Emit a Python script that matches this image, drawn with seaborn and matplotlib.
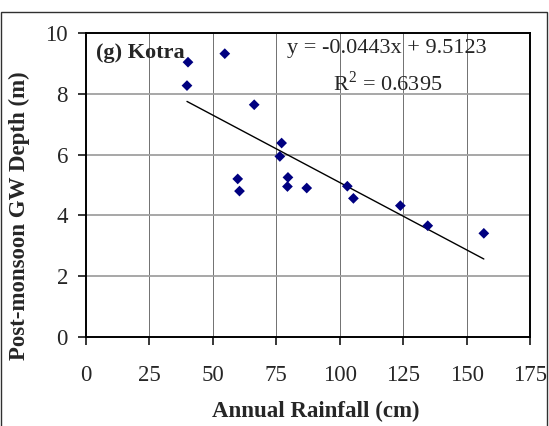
import matplotlib
matplotlib.use("Agg")
import matplotlib.pyplot as plt
import seaborn as sns
import numpy as np
import pandas as pd
from matplotlib.patches import Rectangle

# Data
rainfall = [40.2, 39.8, 54.7, 66.3, 77.1, 76.4, 59.8, 60.5, 79.6, 79.4,
            87.0, 103.0, 105.4, 123.9, 134.7, 156.8]
depth = [9.04, 8.27, 9.32, 7.64, 6.38, 5.94, 5.20, 4.80, 5.25, 4.95,
         4.90, 4.96, 4.56, 4.32, 3.66, 3.41]
slope = -0.0443
intercept = 9.5123
r2 = 0.6395
x_ticks = [0, 25, 50, 75, 100, 125, 150, 175]
y_ticks = [0, 2, 4, 6, 8, 10]
panel_label = "(g) Kotra"

df = pd.DataFrame({"rain": rainfall, "depth": depth})

sns.set_style("white")
plt.rcParams["font.family"] = ["Liberation Serif", "DejaVu Serif"]
plt.rcParams["mathtext.fontset"] = "custom"
plt.rcParams["mathtext.rm"] = "Liberation Serif"

fig = plt.figure(figsize=(5.49, 4.26), dpi=100)
ax = fig.add_axes([86/549, 1-337/426, (530-86)/549, (337-33)/426])

# gridlines
for xv in x_ticks[1:-1]:
    ax.axvline(xv, color="#5a5a5a", lw=0.6, zorder=0)
for yv in y_ticks[1:-1]:
    ax.axhline(yv, color="#a0a0a0", lw=1.3, zorder=0)

sns.scatterplot(data=df, x="rain", y="depth", marker="D", s=30,
                color="#000080", edgecolor="none", ax=ax, zorder=3)

xl = np.array([min(rainfall), max(rainfall)])
sns.lineplot(x=xl, y=slope*xl + intercept, color="black", lw=1.0, ax=ax, zorder=2)

ax.set_xlim(0, 175)
ax.set_ylim(0, 10)
ax.set_xticks(x_ticks)
ax.set_yticks(y_ticks)
ax.tick_params(axis="x", direction="out", length=6, width=1.3, labelsize=16.5, pad=14,
               bottom=True, top=False)
ax.tick_params(axis="y", direction="out", length=6, width=1.3, labelsize=16.5, pad=7,
               left=True, right=False)
for sp in ax.spines.values():
    sp.set_linewidth(1.4)
    sp.set_color("black")

ax.set_xlabel("Annual Rainfall (cm)", fontsize=16.5, fontweight="bold")
ax.set_ylabel("Post-monsoon GW Depth (m)", fontsize=16.5, fontweight="bold")
ax.xaxis.set_label_coords((316-86)/444, (337-411.7)/304)
ax.yaxis.set_label_coords((19-86)/444, (337-216)/304)
ax.xaxis.label.set_va("center")
ax.yaxis.label.set_va("center")

ax.text(96/549, 1 - 52.7/426, panel_label, transform=fig.transFigure, fontsize=16,
        fontweight="bold", ha="left", va="center")
ax.text(387/549, 1 - 49/426, "y = -0.0443x + 9.5123", transform=fig.transFigure,
        fontsize=16, ha="center", va="center")
ax.text(388/549, 1 - 83/426, r"R$^2$ = 0.6395", transform=fig.transFigure,
        fontsize=16, ha="center", va="center")

fig.patches.append(Rectangle((1/549, -0.05), 546/549, 1.05 - 12/426,
                             transform=fig.transFigure, fill=False,
                             edgecolor="#303030", lw=1.0))

fig.savefig("out.png", dpi=100)
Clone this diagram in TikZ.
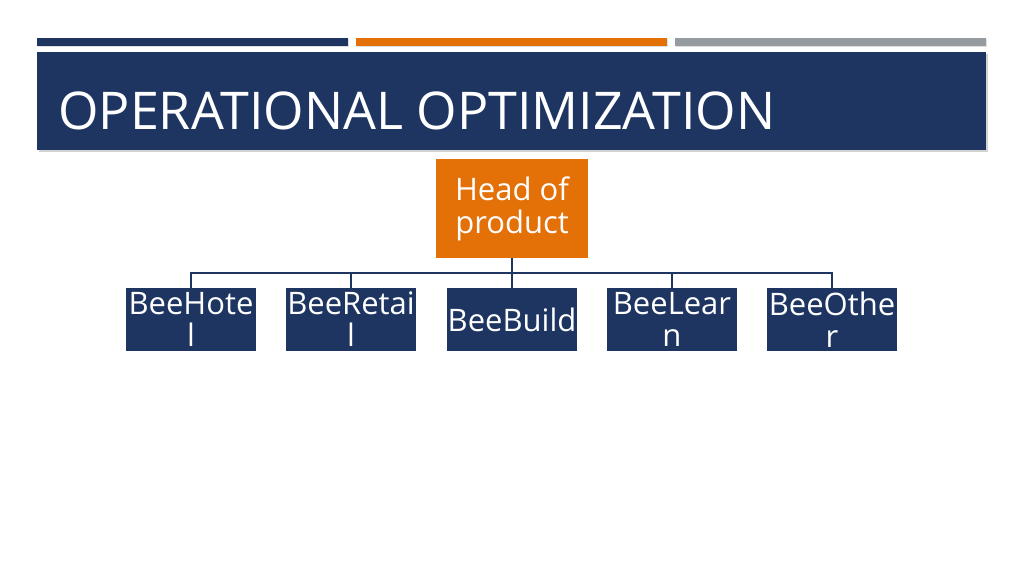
\documentclass[tikz,border=0pt]{standalone}
\usepackage{fontspec}
\setmainfont{Open Sans}
\usetikzlibrary{shadows}
\definecolor{beenavy}{RGB}{30, 53, 98}
\definecolor{beeorange}{RGB}{228, 112, 8}
\definecolor{beegray}{RGB}{150, 155, 160}

\tikzset{
  topbar/.style={drop shadow={opacity=0.25, shadow xshift=1pt, shadow yshift=-1pt}},
  headbox/.style={fill=beeorange, text=white, minimum width=152pt, minimum height=99pt,
    align=center, inner sep=0pt, font=\fontsize{31}{33}\selectfont},
  childbox/.style={fill=beenavy, text=white, minimum width=130pt, minimum height=63pt,
    align=center, inner sep=0pt, font=\fontsize{31}{32}\selectfont},
  link/.style={draw=beenavy, line width=1.6pt}
}

\begin{document}
\begin{tikzpicture}[x=1pt, y=-1pt]
            \useasboundingbox[fill=white] (0,0) rectangle (1024,575);

            % Top bars
            \fill[beenavy, topbar] (37,38) rectangle (348,46);
            \fill[beeorange, topbar] (356,38) rectangle (667,46);
            \fill[beegray, topbar] (675,38) rectangle (986,46);

            % Title banner
            \fill[beenavy, drop shadow={opacity=0.35, shadow xshift=1.5pt, shadow yshift=-2pt}] (37,52) rectangle (986,150);
            \node[anchor=base west, text=white, inner sep=0pt, font=\fontsize{52}{58}\selectfont] (title) at (58,129) {OPERATIONAL OPTIMIZATION};

            % Head
            \node[headbox] (head) at (512,208.5) {Head of\\product};

            % Products
            \node[childbox] (hotel) at (191,319.5) {BeeHote\\l};
            \node[childbox] (retail) at (351,319.5) {BeeRetai\\l};
            \node[childbox] (build) at (512,319.5) {BeeBuild};
            \node[childbox] (learn) at (672,319.5) {BeeLear\\n};
            \node[childbox] (other) at (832,319.5) {BeeOthe\\r};

            % Connectors
            \coordinate (bus) at (512,273);
            \draw[link] (head.south) -- (bus);
            \foreach \b in {hotel, retail, build, learn, other}
              \draw[link] (bus) -| (\b.north);
        \end{tikzpicture}
\end{document}
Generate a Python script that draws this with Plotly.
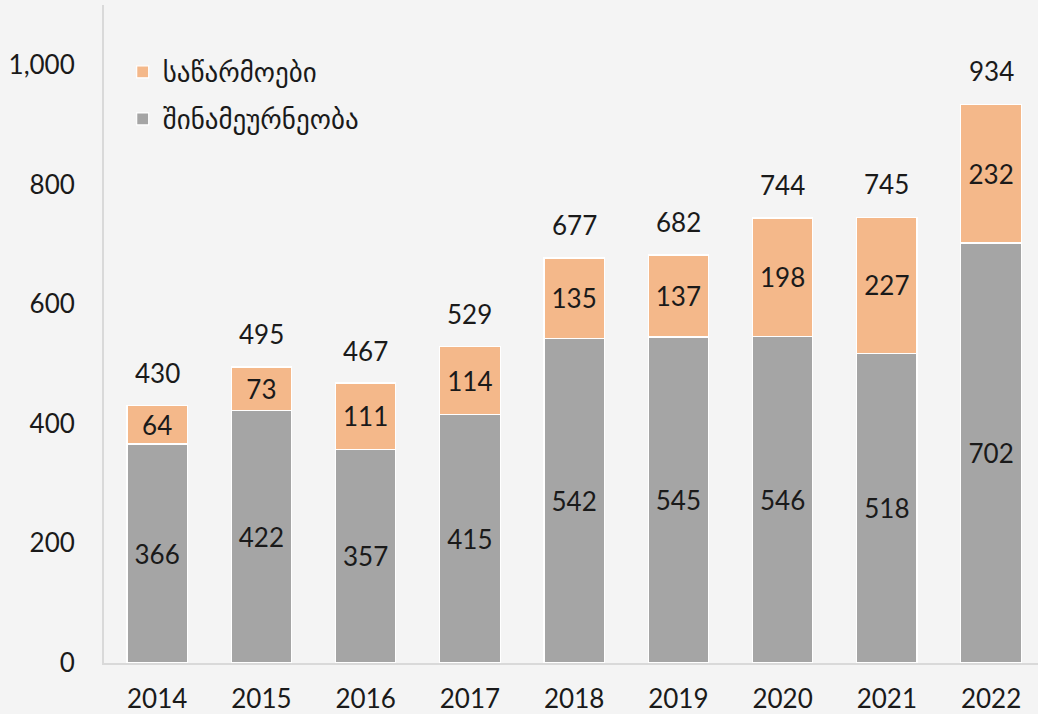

--------------------------------------------------

> Your objective
Copy nothing past the line containing "sns.lineplot(x=xl, y=slope*xl +": reproduce every line from the start of the records up to it, skipping pictures.

> Solution to this exercise
Emit a Python script that matches this image, drawn with seaborn and matplotlib.
import matplotlib
matplotlib.use("Agg")
import matplotlib.pyplot as plt
import seaborn as sns
import numpy as np
import pandas as pd
from matplotlib.patches import Rectangle

# Data
rainfall = [40.2, 39.8, 54.7, 66.3, 77.1, 76.4, 59.8, 60.5, 79.6, 79.4,
            87.0, 103.0, 105.4, 123.9, 134.7, 156.8]
depth = [9.04, 8.27, 9.32, 7.64, 6.38, 5.94, 5.20, 4.80, 5.25, 4.95,
         4.90, 4.96, 4.56, 4.32, 3.66, 3.41]
slope = -0.0443
intercept = 9.5123
r2 = 0.6395
x_ticks = [0, 25, 50, 75, 100, 125, 150, 175]
y_ticks = [0, 2, 4, 6, 8, 10]
panel_label = "(g) Kotra"

df = pd.DataFrame({"rain": rainfall, "depth": depth})

sns.set_style("white")
plt.rcParams["font.family"] = ["Liberation Serif", "DejaVu Serif"]
plt.rcParams["mathtext.fontset"] = "custom"
plt.rcParams["mathtext.rm"] = "Liberation Serif"

fig = plt.figure(figsize=(5.49, 4.26), dpi=100)
ax = fig.add_axes([86/549, 1-337/426, (530-86)/549, (337-33)/426])

# gridlines
for xv in x_ticks[1:-1]:
    ax.axvline(xv, color="#5a5a5a", lw=0.6, zorder=0)
for yv in y_ticks[1:-1]:
    ax.axhline(yv, color="#a0a0a0", lw=1.3, zorder=0)

sns.scatterplot(data=df, x="rain", y="depth", marker="D", s=30,
                color="#000080", edgecolor="none", ax=ax, zorder=3)

xl = np.array([min(rainfall), max(rainfall)])
sns.lineplot(x=xl, y=slope*xl + intercept, color="black", lw=1.0, ax=ax, zorder=2)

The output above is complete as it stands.